There are random pop-up flea markets all over the city. Before I went, I didn’t really understand what a flea market was, sure Lorelai and Rory visit a bunch in Gilmore girls, but I don’t think a British person can quite grasp it unless you experience one yourself.
In England, we have very organised weekly markets that all have items in specific stall categories; the banana guy, the make-up stall, the pets stall. Flea markets? There are old baseballs, old baseball gloves and hats (I’m taking 60s, 70s vintage), quirky artwork, vinyls, masks, old trinkets, rings, vintage jewellery. Maybe less practical than the organised typical British market, but for a New York virgin like me? So cool. p.s. I got this beautiful elephant bracelet there.
- Live Music
My last and final point is the most important: Go and hear live jazz. My evening at The Blue Note Jazz Club was one of the best live jazz nights of my life; it truly gives London’s Ronnie Scotts a run for it’s money. The Blue Note Jazz Club has been graced with icons such as Dizzy Gillespie, Sarah Vaughan, Oscar Peterson and Ray Charles. On the history alone, it’s a great place to settle to a night of brilliant entertainment (and delicious food if the budget allows).
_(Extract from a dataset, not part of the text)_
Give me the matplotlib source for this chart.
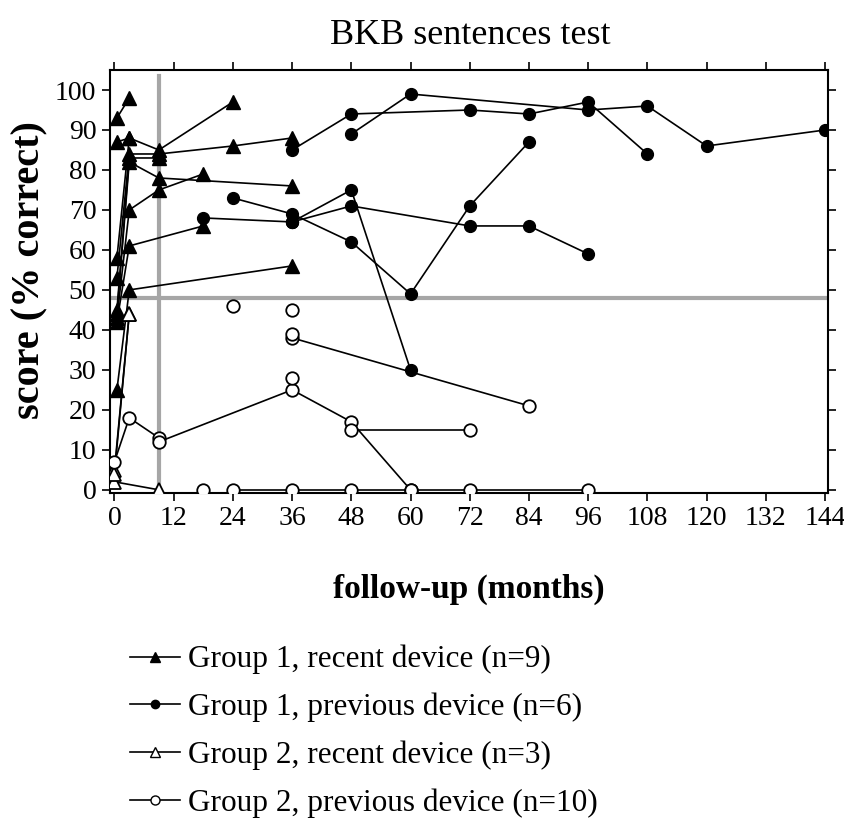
import matplotlib
matplotlib.use("Agg")
import matplotlib.pyplot as plt
from matplotlib.lines import Line2D

plt.rcParams['font.family'] = ['Liberation Serif', 'DejaVu Serif']

# Group 1, recent device (filled triangles)
g1_recent_months = [
    [0.5, 3],
    [0.5, 3],
    [0.5, 3, 9, 24],
    [0.5, 3, 9, 24, 36],
    [0.5, 3, 9],
    [0.5, 3, 9, 36],
    [0.5, 3, 9, 18],
    [0.5, 3, 18],
    [0.5, 3, 36],
]
g1_recent_scores = [
    [93, 98],
    [87, 88],
    [58, 88, 85, 97],
    [53, 84, 84, 86, 88],
    [45, 83, 83],
    [44, 82, 78, 76],
    [43, 70, 75, 79],
    [42, 61, 66],
    [25, 50, 56],
]

# Group 1, previous device (filled circles)
g1_prev_months = [
    [36, 48, 72, 84, 96, 108],
    [48, 60, 96, 108, 120, 144],
    [24, 36, 48, 60, 72, 84],
    [18, 36, 48, 60],
    [36, 48, 72, 84, 96],
    [36],
]
g1_prev_scores = [
    [85, 94, 95, 94, 97, 84],
    [89, 99, 95, 96, 86, 90],
    [73, 69, 62, 49, 71, 87],
    [68, 67, 75, 30],
    [67, 71, 66, 66, 59],
    [67],
]

# Group 2, recent device (open triangles)
g2_recent_months = [
    [0, 3],
    [0, 9],
    [0, 3],
]
g2_recent_scores = [
    [5, 44],
    [2, 0],
    [4, 44],
]

# Group 2, previous device (open circles)
g2_prev_months = [
    [0, 3, 9],
    [9, 36, 48, 60],
    [36, 84],
    [48, 72],
    [24, 36, 48, 60, 72, 96],
    [18],
    [24],
    [36],
    [36],
    [36],
]
g2_prev_scores = [
    [7, 18, 13],
    [12, 25, 17, 0],
    [38, 21],
    [15, 15],
    [0, 0, 0, 0, 0, 0],
    [0],
    [46],
    [45],
    [39],
    [28],
]

ref_month = 9
ref_score = 48

legend_labels = [
    'Group 1, recent device (n=9)',
    'Group 1, previous device (n=6)',
    'Group 2, recent device (n=3)',
    'Group 2, previous device (n=10)',
]

fig = plt.figure(figsize=(8.45, 8.18), dpi=100)
ax = fig.add_axes([0.1296, 0.3973, 0.8497, 0.5171])

ax.axvline(ref_month, ymax=0.985, color='#a6a6a6', lw=3, zorder=1)
ax.axhline(ref_score, xmin=0.004, color='#a6a6a6', lw=3, zorder=1)

styles = [
    (g1_recent_months, g1_recent_scores, dict(marker='^', ms=10, mfc='black', mec='black')),
    (g1_prev_months, g1_prev_scores, dict(marker='o', ms=8.5, mfc='black', mec='black')),
    (g2_recent_months, g2_recent_scores, dict(marker='^', ms=10, mfc='white', mec='black', mew=1.3)),
    (g2_prev_months, g2_prev_scores, dict(marker='o', ms=9, mfc='white', mec='black', mew=1.3)),
]
for months, scores, st in styles:
    for m, s in zip(months, scores):
        ax.plot(m, s, color='black', lw=1.2, zorder=3, **st)

ax.set_xlim(-1, 144.5)
ax.set_ylim(-0.8, 105)
ax.set_xticks(range(0, 145, 12))
ax.set_yticks(range(0, 101, 10))
ax.tick_params(direction='out', length=6, width=1.2, labelsize=20,
               top=True, right=True, labeltop=False, labelright=False)
for sp in ax.spines.values():
    sp.set_linewidth(1.5)

fig.text(0.556, 0.957, 'BKB sentences test', ha='center', va='center', fontsize=26)
ax.set_xlabel('follow-up (months)', fontsize=24, fontweight='bold')
ax.xaxis.set_label_coords(0.5, -0.229)
ax.xaxis.label.set_va('center')
ax.set_ylabel('score (% correct)', fontsize=29, fontweight='bold')
ax.yaxis.set_label_coords(-0.111, 0.527)
ax.yaxis.label.set_va('center')

handles = [
    Line2D([], [], color='black', lw=1.2, marker='^', ms=7, mfc='black', mec='black'),
    Line2D([], [], color='black', lw=1.2, marker='o', ms=6, mfc='black', mec='black'),
    Line2D([], [], color='black', lw=1.2, marker='^', ms=7, mfc='white', mec='black'),
    Line2D([], [], color='black', lw=1.2, marker='o', ms=6.5, mfc='white', mec='black'),
]
fig.legend(handles, legend_labels, loc='upper left', bbox_to_anchor=(0.1538, 0.2115),
           frameon=False, fontsize=22.5, handlelength=1.6, handletextpad=0.25,
           labelspacing=0.59, borderpad=0, borderaxespad=0)

fig.savefig('out.png', dpi=100)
I also took a trip up to Harlem to watch the infamous ‘Amateur Night’ at the iconic Apollo theatre, famous for launching Ella Fitzgerald’s career and the same event and location that saw Jimi Hendrix win first place in 1964.
The Apollo in Harlem (famous for being a space for African-American artists to perform since 1934), has been home to swingers such as Duke Ellington and Chuck Webb, and gospel legends Aretha Franklin, Mahalia Jackson and Sister Rosetta Tharpe. It has also housed soul legend Otis Redding and megastars James Brown, and The Jackson 5 just to name a few.
Again, either of these nights are a must do. Tickets for each were similar if not cheaper than visiting views at the top of the Rockefeller and Empire State.
I may be bias, but music has the capacity to transport and inspire anyone to a different place if they let it; Jazz and soul live allows every part of your body to wake up, it lets you feel, endure, hear, and see more than any view ever could.
You can’t go to New York City and not experience live music.